Mais que font donc les conseillers à la communication de la présidence de la République ?
Cette question nous interpelle à double titre : la sortie présidentielle lors de la dernière rencontre avec la communauté malienne en Côte d’Ivoire en marge du dernier sommet de la Cédéao et celle plus récente et plus inquiétante lors du dernier congrès du Haut conseil islamique, jamais dans l’histoire de la République depuis l’indépendance, le pouvoir politique n’a paru aussi soumis à l’influence de la religion dominante.
Nous assistons à une obédience sans précédent du pouvoir donc de l’Etat à la religion et cela pose avec acuité et urgence la question de la laïcité, principe fondamental consacré par la Loi fondamentale qu’est la Constitution de la République aussi bien dans son préambule que dans le titre 2, de l’Etat et de la Souveraineté, Art 25 : “Le Mali est une République indépendante, souveraine, indivisible démocratique, laïque et sociale”.
Faut-il rappeler que la laïcité consacre la séparation de l’Etat et de la religion et donc l’impartialité de la puissance publique à l’égard des confessions religieuses ? Dès lors de principe fondamental affirmé, comment ne pas être interpellé lorsque le président de la République, garant de la Constitution, récite versets coraniques dans un discours officiel donc à l’endroit de la nation dans son ensemble ?

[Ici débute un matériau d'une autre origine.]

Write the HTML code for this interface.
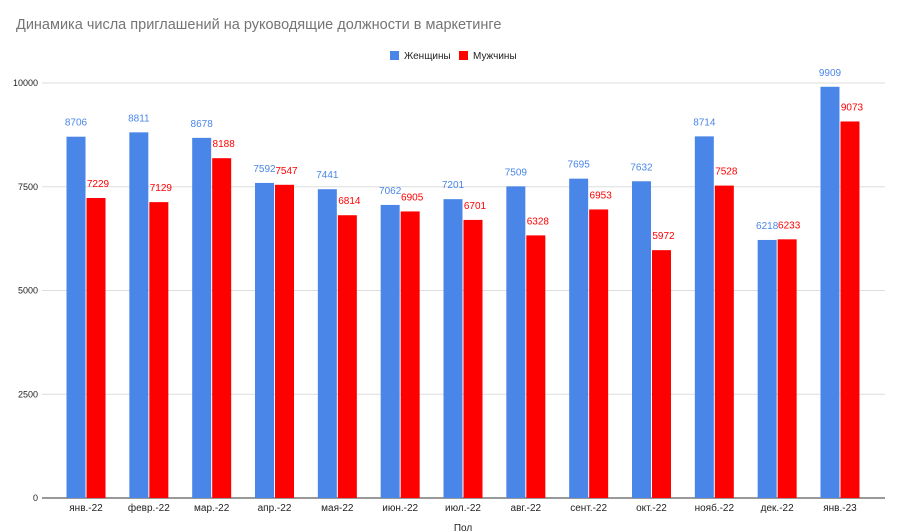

Loin de moi l’idée de remettre quoi que ce soit en question par rapport à la religion musulmane, car étant musulman et pratiquant, mais quand il s’agit des principes, la République ne doit pas se compromettre au point de créer un précédent fâcheux : autrement dit, le président de la République est-il le chef de l’Etat ou celui d’une confession religieuse ?
Bien sûr, il est conforté dans cette posture lorsque dans la salle du CICB, s’élèvent des Allah Akbar d’émotion et non d’adhésion et rien n’est pire dans la situation actuelle du Mali de paraître, de se trouver dans les nuages alors que la tension sociale monte, alors qu’on est assis sur un volcan !!!
Comment ne pas être interpellé lorsque la président de la République fait des jurons pour essayer de se justifier et d’ailleurs on ne sait pourquoi, alors qu’il nullement interpellé par une quelconque autorité ?
Comment ne pas être interpellé lorsque le président de la République brouille son propre discours en appelant au rassemblement et à l’unité pour ensuite brandir des menaces à peine voilées à propos des dossiers qu’il déteindrait ?
Nous attendons de l’autorité qu’il fixe le cap, qu’il parle de l’état de la nation, de la situation de Kidal qui échappe à la République.
Le chef de l’Etat donne l’impression d’une fébrilité et de ne pas du tout supporter la critique de sa présidence au bout de 7 mois d’exercice qui n’ont pas redonné l’espoir tant attendu au peuple malien au sortir d’une crise multidimensionnelle sans précédent, la plus grave de son histoire.
La riposte aux critiques doit être l’affaire de la majorité présidentielle et non du chef de l’Etat lui-même au risque d’affaiblir la parole présidentielle qui doit être solennelle et réservée aux grandes questions qui engagent la vie et l’intérieur supérieur de la nation.